What the task requires
Give again, word for word, the lines below that run from the line with "Reproduce this chart" through the line with "const X_AXIS_H = 40;". Drop the pictures.

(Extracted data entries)

::::::

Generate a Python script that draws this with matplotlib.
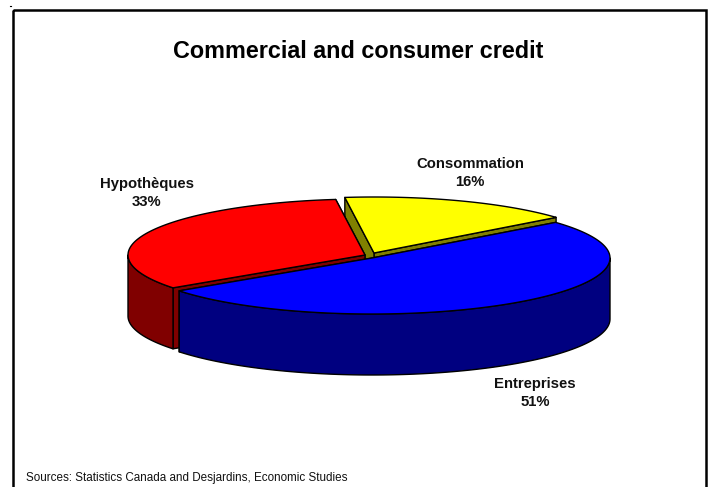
import numpy as np
import matplotlib
matplotlib.use('Agg')
import matplotlib.pyplot as plt
from matplotlib.patches import Rectangle

plt.rcParams['font.family'] = ['Liberation Sans', 'DejaVu Sans']

TITLE = 'Commercial and consumer credit'
SOURCE = 'Sources: Statistics Canada and Desjardins, Economic Studies'

# Slices, counter-clockwise from the first angle
categories = ['Consommation', 'Hypothèques', 'Entreprises']
shares = [16, 33, 51]

top_colors = ['#ffff00', '#ff0000', '#0000ff']
side_colors = ['#808000', '#800000', '#000080']

# Each slice is pulled out a bit, so each has its own apex (pixels)
apex = [(374, 253), (365, 255), (372, 258)]
radii = [(236, 56), (237, 56), (238, 56)]
label_xy = [(470, 173), (147, 193), (535, 393)]

START = 39.5
DEPTH = 61.


def rim(cen, rad, ang):
    ang = np.radians(ang)
    return cen[0] + rad[0]*np.cos(ang), cen[1] - rad[1]*np.sin(ang)


def face(ax, xs, ys, color, zorder):
    ax.fill(xs, ys, facecolor=color, edgecolor='black', lw=1.0,
            joinstyle='round', zorder=zorder)


fig = plt.figure(figsize=(7.09, 4.87), dpi=100)
ax = fig.add_axes([0, 0, 1, 1])
ax.set_xlim(0, 709)
ax.set_ylim(487, 0)
ax.axis('off')

# Chart frame, the bottom edge falls off the picture
ax.add_patch(Rectangle((13, 9.5), 693, 490, fill=False, ec='black', lw=1.8,
                       clip_on=True))
ax.plot([10, 11], [6, 6], color='black', lw=0.8)

ang0 = START
for i, share in enumerate(shares):
    ang1 = ang0 + share*3.6
    cen = apex[i]
    rad = radii[i]
    z = 2 + i*3

    # Cut faces
    for ang in [ang0, ang1]:
        x, y = rim(cen, rad, ang)
        face(ax, [cen[0], x, x, cen[0]],
             [cen[1], y, y+DEPTH, cen[1]+DEPTH], side_colors[i], z)

    # Outer wall, only the front half of the ellipse shows
    lo, hi = max(ang0, 180), min(ang1, 360)
    if hi > lo:
        x, y = rim(cen, rad, np.linspace(lo, hi, 120))
        face(ax, np.r_[x, x[::-1]], np.r_[y, y[::-1]+DEPTH],
             side_colors[i], z+1)

    # Top surface
    x, y = rim(cen, rad, np.linspace(ang0, ang1, 200))
    face(ax, np.r_[cen[0], x], np.r_[cen[1], y], top_colors[i], z+2)

    ax.text(label_xy[i][0], label_xy[i][1],
            '%s\n%d%%' % (categories[i], share), ha='center', va='center',
            fontsize=10.7, fontweight='bold', linespacing=1.45,
            color='#111111', zorder=20)
    ang0 = ang1

ax.text(358.5, 52, TITLE, ha='center', va='center', fontsize=16.85,
        fontweight='bold', color='black')
ax.text(26, 478, SOURCE, ha='left', va='center', fontsize=8.4,
        color='#111111')

fig.savefig('out.png', dpi=100)
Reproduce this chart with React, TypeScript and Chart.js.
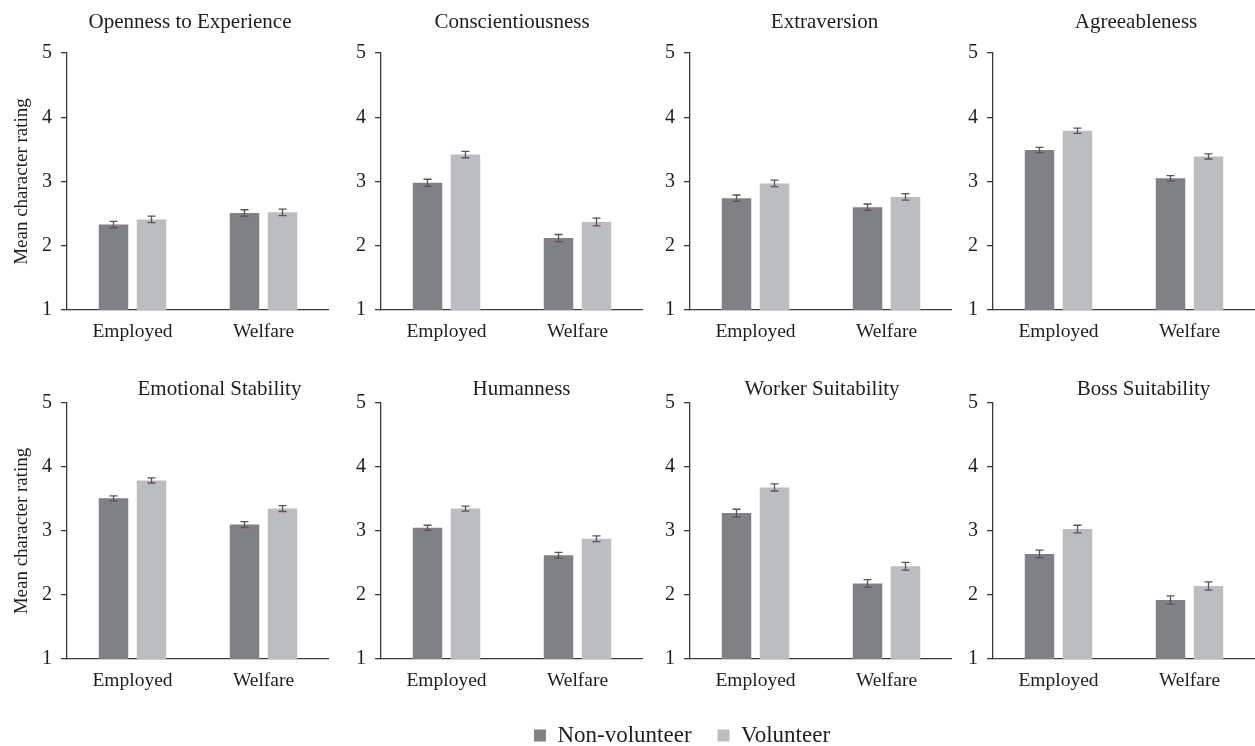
import React, { useEffect, useRef } from "react";
import { Chart, registerables } from "chart.js";

Chart.register(...registerables);

// ---------- data ----------
const categories = ["Employed", "Welfare"];
const groups = ["Non-volunteer", "Volunteer"];
const traits = [
  "Openness to Experience",
  "Conscientiousness",
  "Extraversion",
  "Agreeableness",
  "Emotional Stability",
  "Humanness",
  "Worker Suitability",
  "Boss Suitability",
];
// [Employed, Welfare] per trait
const nonVolunteerMeans = [
  [2.33, 2.51],
  [2.98, 2.12],
  [2.74, 2.6],
  [3.49, 3.05],
  [3.51, 3.1],
  [3.05, 2.62],
  [3.28, 2.18],
  [2.64, 1.92],
];
const volunteerMeans = [
  [2.41, 2.52],
  [3.42, 2.37],
  [2.97, 2.76],
  [3.79, 3.39],
  [3.79, 3.35],
  [3.35, 2.88],
  [3.68, 2.45],
  [3.03, 2.14],
];
const nonVolunteerErr = [
  [0.05, 0.05],
  [0.055, 0.055],
  [0.05, 0.05],
  [0.04, 0.04],
  [0.04, 0.045],
  [0.04, 0.045],
  [0.06, 0.06],
  [0.06, 0.065],
];
const volunteerErr = [
  [0.05, 0.05],
  [0.05, 0.06],
  [0.05, 0.05],
  [0.04, 0.04],
  [0.04, 0.045],
  [0.04, 0.045],
  [0.055, 0.06],
  [0.06, 0.065],
];
const yMin = 1;
const yMax = 5;
const yStep = 1;
const yAxisTitle = "Mean character rating";

// ---------- layout / style ----------
const FONT = "'Liberation Serif', 'Times New Roman', serif";
const COLORS = {
  nv: "#808185",
  v: "#bcbdc1",
  axis: "#3a3a3a",
  text: "#1e1e1e",
  err: "#555555",
};
const COL_AXIS_X = [67, 381, 690, 993];
const AREA_W = 262;
const ROWS = [
  { top: 0, areaTop: 53, areaBottom: 310, titleBase: 28 },
  { top: 370, areaTop: 403, areaBottom: 659, titleBase: 395 },
];
const TITLE_X = [190, 512, 824.5, 1136, 219.5, 521.5, 822, 1143.5];
const X_AXIS_H = 40;

const panelTitlePlugin = {
  id: "panelTitle",
  afterDraw(chart: any, _args: any, opts: any) {
    const ctx = chart.ctx;
    ctx.save();
    ctx.font = `21px ${FONT}`;
    ctx.fillStyle = COLORS.text;
    ctx.textAlign = "center";
    ctx.textBaseline = "alphabetic";
    ctx.fillText(opts.text, opts.x, opts.y);
    ctx.restore();
  },
};

const errorBarPlugin = {
  id: "errorBars",
  afterDatasetsDraw(chart: any, _args: any, opts: any) {
    const ctx = chart.ctx;
    const y = chart.scales.y;
    chart.data.datasets.forEach((ds: any, di: number) => {
      const meta = chart.getDatasetMeta(di);
      const errs = opts.errors[di];
      meta.data.forEach((bar: any, i: number) => {
        const v = ds.data[i];
        const e = errs[i];
        const top = y.getPixelForValue(v + e);
        const bot = y.getPixelForValue(v - e);
        ctx.save();
        ctx.strokeStyle = COLORS.err;
        ctx.lineWidth = 1.3;
        ctx.beginPath();
        ctx.moveTo(bar.x, top);
        ctx.lineTo(bar.x, bot);
        ctx.moveTo(bar.x - 4, top);
        ctx.lineTo(bar.x + 4, top);
        ctx.moveTo(bar.x - 4, bot);
        ctx.lineTo(bar.x + 4, bot);
        ctx.stroke();
        ctx.restore();
      });
    });
  },
};

function Panel({ index }: { index: number }) {
  const ref = useRef<HTMLCanvasElement>(null);
  const col = index % 4;
  const row = Math.floor(index / 4);
  const r = ROWS[row];
  const axisX = COL_AXIS_X[col];
  const left = col === 0 ? 0 : axisX - 60;
  const yAxisW = axisX - left;
  const width = axisX + AREA_W - left;
  const height = r.areaBottom + X_AXIS_H - r.top;

  useEffect(() => {
    if (!ref.current) return;
    const chart = new Chart(ref.current, {
      type: "bar",
      data: {
        labels: categories,
        datasets: [
          { label: groups[0], data: nonVolunteerMeans[index], backgroundColor: COLORS.nv },
          { label: groups[1], data: volunteerMeans[index], backgroundColor: COLORS.v },
        ],
      },
      options: {
        responsive: false,
        animation: false,
        devicePixelRatio: 1,
        layout: { padding: { top: r.areaTop - r.top, left: 0, right: 0, bottom: 0 } },
        datasets: { bar: { categoryPercentage: 0.58, barPercentage: 0.776 } },
        plugins: {
          legend: { display: false },
          tooltip: { enabled: false },
          title: { display: false },
          panelTitle: { text: traits[index], x: TITLE_X[index] - left, y: r.titleBase - r.top },
          errorBars: { errors: [nonVolunteerErr[index], volunteerErr[index]] },
        } as any,
        scales: {
          x: {
            grid: { display: false, drawTicks: false },
            border: { display: true, color: COLORS.axis, width: 1.3 },
            ticks: { font: { family: FONT, size: 19.5 }, color: COLORS.text, padding: 10 },
            afterFit: (s: any) => {
              s.height = X_AXIS_H;
            },
          },
          y: {
            min: yMin,
            max: yMax,
            ticks: { stepSize: yStep, font: { family: FONT, size: 20 }, color: COLORS.text, padding: 9 },
            grid: { drawOnChartArea: false, drawTicks: true, tickLength: 6, color: COLORS.axis, lineWidth: 1.3 },
            border: { display: true, color: COLORS.axis, width: 1.3 },
            title: {
              display: col === 0,
              text: yAxisTitle,
              font: { family: FONT, size: 19 },
              color: COLORS.text,
              padding: { top: 11, bottom: 0 },
            },
            afterFit: (s: any) => {
              s.width = yAxisW;
            },
          },
        },
      },
      plugins: [panelTitlePlugin, errorBarPlugin],
    } as any);
    return () => chart.destroy();
  }, []);

  return (
    <canvas
      ref={ref}
      width={width}
      height={height}
      style={{ position: "absolute", left, top: r.top, width, height }}
    />
  );
}

function Legend() {
  const ref = useRef<HTMLCanvasElement>(null);
  const width = 800;
  const left = 682 - width / 2;
  const top = 680;
  const height = 150;
  useEffect(() => {
    if (!ref.current) return;
    const chart = new Chart(ref.current, {
      type: "bar",
      data: {
        labels: ["a"],
        datasets: [
          { label: groups[0], data: [null], backgroundColor: COLORS.nv },
          { label: groups[1], data: [null], backgroundColor: COLORS.v },
        ],
      },
      options: {
        responsive: false,
        animation: false,
        devicePixelRatio: 1,
        layout: { padding: { top: 18, left: 0, right: 0, bottom: 0 } },
        scales: { x: { display: false }, y: { display: false } },
        plugins: {
          tooltip: { enabled: false },
          legend: {
            display: true,
            position: "top",
            labels: {
              boxWidth: 12,
              boxHeight: 12,
              padding: 26,
              color: COLORS.text,
              font: { family: FONT, size: 23 },
            },
          },
        },
      },
    } as any);
    return () => chart.destroy();
  }, []);
  return (
    <canvas
      ref={ref}
      width={width}
      height={height}
      style={{ position: "absolute", left, top, width, height }}
    />
  );
}

export default function App() {
  return (
    <div
      style={{
        position: "absolute",
        left: 0,
        top: 0,
        width: 1255,
        height: 746,
        overflow: "hidden",
        background: "#ffffff",
      }}
    >
      {traits.map((_, i) => (
        <Panel key={i} index={i} />
      ))}
      <Legend />
    </div>
  );
}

::::::

Complete output
Reproduce this chart with React, TypeScript and Chart.js.
import React, { useEffect, useRef } from "react";
import { Chart, registerables } from "chart.js";

Chart.register(...registerables);

// ---------- data ----------
const categories = ["Employed", "Welfare"];
const groups = ["Non-volunteer", "Volunteer"];
const traits = [
  "Openness to Experience",
  "Conscientiousness",
  "Extraversion",
  "Agreeableness",
  "Emotional Stability",
  "Humanness",
  "Worker Suitability",
  "Boss Suitability",
];
// [Employed, Welfare] per trait
const nonVolunteerMeans = [
  [2.33, 2.51],
  [2.98, 2.12],
  [2.74, 2.6],
  [3.49, 3.05],
  [3.51, 3.1],
  [3.05, 2.62],
  [3.28, 2.18],
  [2.64, 1.92],
];
const volunteerMeans = [
  [2.41, 2.52],
  [3.42, 2.37],
  [2.97, 2.76],
  [3.79, 3.39],
  [3.79, 3.35],
  [3.35, 2.88],
  [3.68, 2.45],
  [3.03, 2.14],
];
const nonVolunteerErr = [
  [0.05, 0.05],
  [0.055, 0.055],
  [0.05, 0.05],
  [0.04, 0.04],
  [0.04, 0.045],
  [0.04, 0.045],
  [0.06, 0.06],
  [0.06, 0.065],
];
const volunteerErr = [
  [0.05, 0.05],
  [0.05, 0.06],
  [0.05, 0.05],
  [0.04, 0.04],
  [0.04, 0.045],
  [0.04, 0.045],
  [0.055, 0.06],
  [0.06, 0.065],
];
const yMin = 1;
const yMax = 5;
const yStep = 1;
const yAxisTitle = "Mean character rating";

// ---------- layout / style ----------
const FONT = "'Liberation Serif', 'Times New Roman', serif";
const COLORS = {
  nv: "#808185",
  v: "#bcbdc1",
  axis: "#3a3a3a",
  text: "#1e1e1e",
  err: "#555555",
};
const COL_AXIS_X = [67, 381, 690, 993];
const AREA_W = 262;
const ROWS = [
  { top: 0, areaTop: 53, areaBottom: 310, titleBase: 28 },
  { top: 370, areaTop: 403, areaBottom: 659, titleBase: 395 },
];
const TITLE_X = [190, 512, 824.5, 1136, 219.5, 521.5, 822, 1143.5];
const X_AXIS_H = 40;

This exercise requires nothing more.